In both experiments, between-subject comparisons yielded almost no difference between conditions, and this is presumably due to uncontrolled variance stemming from individual differences and likely superseding subtle effects that are detected in within-subject comparisons. We thus argue that measures of creativity using the AUT as the core paradigm should be compared within-subject wherever possible. Furthermore, we acknowledge both widely recognised limitations of the AUT as a tool to measure creative ideation and more subtle limitations relating to the kind of cognitive processes at work in this task that significantly depart from what can be expected in more ecologically valid contexts. First, we acknowledge that the AUT is a mostly artificial task since people are rarely asked to come up with as many creative uses for an object as possible within a limited time period (except perhaps in engineering design education). However, our goal was not to propose a more ecologically valid adaptation of the AUT. It was rather to improve the baseline from which participants start and increase the evaluative dimension of the task. This was made possible by comparing our manipulations to standard AUT measures established in the field.

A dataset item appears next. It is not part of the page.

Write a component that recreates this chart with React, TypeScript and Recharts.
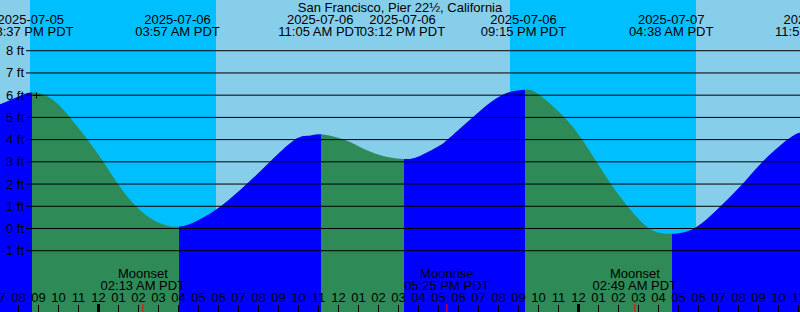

In conclusion, using pictures in combination with words may disambiguate the cue in tasks measuring creativity and participants’ performance may be more comparable across conditions, whilst incurring minimal loss of originality. This is even more important considering that the same manipulation is likely to have had the same disambiguating effect on raters, and may thus have contributed to the high inter-rater reliability in our experiments. We believe that the cycle procedure employed here is a valid way of fostering idea evaluation without incurring a loss of originality whilst making participants’ output more comparable than that of a list procedure. Finally, the lack of difference observed here in between-group comparisons argues in favour of using within-subject designs whenever possible. Although this is true of essentially all comparisons in experimental psychology, this seems to be particularly relevant in the domain of creativity testing.